IMPACT – jenseits des Selbstverständlichen
September 2025
IMPACT – jenseits des Selbstverständlichen
„Genau so, wie es aussehen soll.“
Da stand ich. Körperlich und mental angespannt von den vergangenen Wochen und hörte diesen Satz. Er klang so selbstverständlich. Doch der Weg zu einem Kunstwerk dieser Dimension liegt jenseits des Selbstverständlichen.
Am Ende aber hat alles funktioniert. „Genau so, wie es aussehen soll.“
Seit Sommer 2025 steht mein Werk IMPACT vor dem Neubau des Elektronenmikroskopischen Instituts der TU Chemnitz. 6,50 m misst die Stahlplastik in der Höhe. 146 Edelstahlrohre unterschiedlicher Länge fügen sich in einem irregulären Muster zu einem Kegel, dessen Spitze sich in den Boden zu bohren scheint.
Mit seiner Filigranität und Transparenz, Zielgerichtetheit und dynamischen Wucht steht IMPACT für das Wechselspiel zwischen Materialität und Immaterialität, Regelhaftigkeit und Regelbruch, Innen- und Außenraum, Verbundenheit und Öffnung. Die Form von IMPACT ist gleichzeitig Sinnbild für den fokussierten optischen Strahl eines Elektronenmikroskops und den forschenden, in die Tiefe strebenden Geist. Der leere Raum, den die Kegelform umschließt, unterstreicht die Bedeutung des Raumes zwischen Quantenpartikeln und der Leere als wesentlichen Teil jeder Form und jeglichen Materials.
Doch bevor der Kegel sich scheinbar in sein Fundament bohren konnte, habe ich meine Aufmerksamkeit für einige Monate immer wieder auf den Prozess der Werkentwicklung fokussiert. Es war eine spannende Zeit voller wertvoller Begegnungen, bewältigter Herausforderungen und einem durchgetakteten Timing bis zum letzten Handgriff in Chemnitz.
Rückblende: Der Wettbewerbsentscheid
In einer mehrstündigen Sitzung mit drei intensiven Wertungsrunden entschied sich die Jury am 26. Januar 2024 im Kunstwettbewerb für den Neubau des Elektronenmikroskopischen Instituts an der TU Chemnitz für einen von sieben Entwürfen, die es in die Endrunde geschafft hatten. Die Wahl fiel auf IMPACT. (LINK ZUM BLOGBEITRAG “SPANNEND BIS ZULETZT”)
Das war der Anstoß für meine bisher größte Arbeit, die mein weiteres Schaffen wesentlich beeinflussen wird. Auf dem Weg der Realisierung sind Verbindungen entstanden, die mir neue Möglichkeiten eröffnen und mich in größeren Dimensionen denken lassen. Doch wie sah der Weg dorthin aus?
Vom Entwurf zur Statik
Für den Wettbewerb hatte ich ein Modell eingereicht und die Realisierbarkeit fachmännisch einschätzen lassen. Nun galt es, die Statik für die Umsetzung berechnen zu lassen. Eine Design-Studentin wandelte mein reales Modell mit einem 3D-Scanner und viel Programmier-Fleißarbeit in ein virtuelles Modell um.

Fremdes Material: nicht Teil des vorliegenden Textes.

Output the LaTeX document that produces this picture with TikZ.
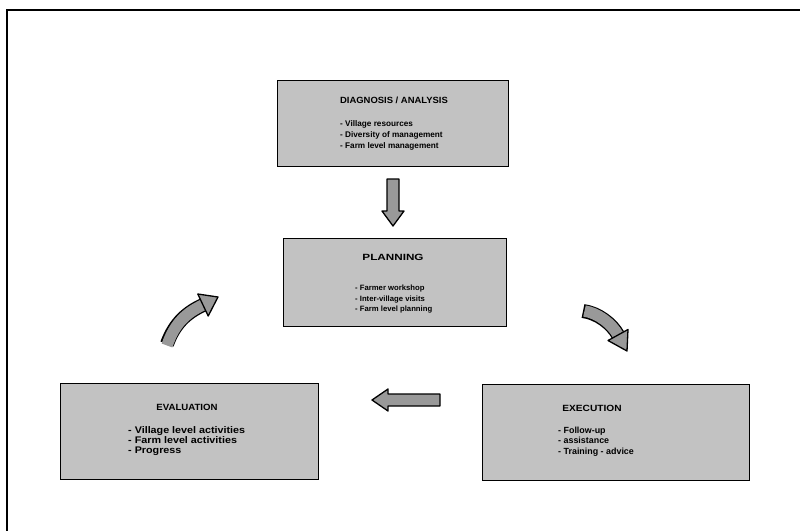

Von 3D nach 2D: das virtuelles Modell für die statische Berechnung
Doch welcher Statiker versteht sich auf Kunst? Ich war schon zu anderen Fachfragen mit vielen Firmen in Kontakt. Also erkundigte ich mich dort. Ein Glücksfall: Der erste Tipp war ein Treffer.
Der Statiker zeigte auf, wo weitere Rohre in die Konstruktion von IMPACT eingepasst werden sollten. Umgesetzt haben wir die Planung virtuell am Rechner – hochkonzentriert, um die Gesamtkomposition zu erhalten, denn das Gebilde entwickelt seine Spannung daraus, dass alles schrägwinklig und nicht regulär ist.

IMPACT: statische Berechnung (Detail) / imagine structure GmbH
Eine Konstruktion aus 146 Rohren
Inzwischen waren die 30 Rohre aus Edelstahl mit einem Durchmesser von 33,7 mm – zu einem kompakten, 6m langen Bündel zusammengefaßt – in meinem Atelier eingetroffen.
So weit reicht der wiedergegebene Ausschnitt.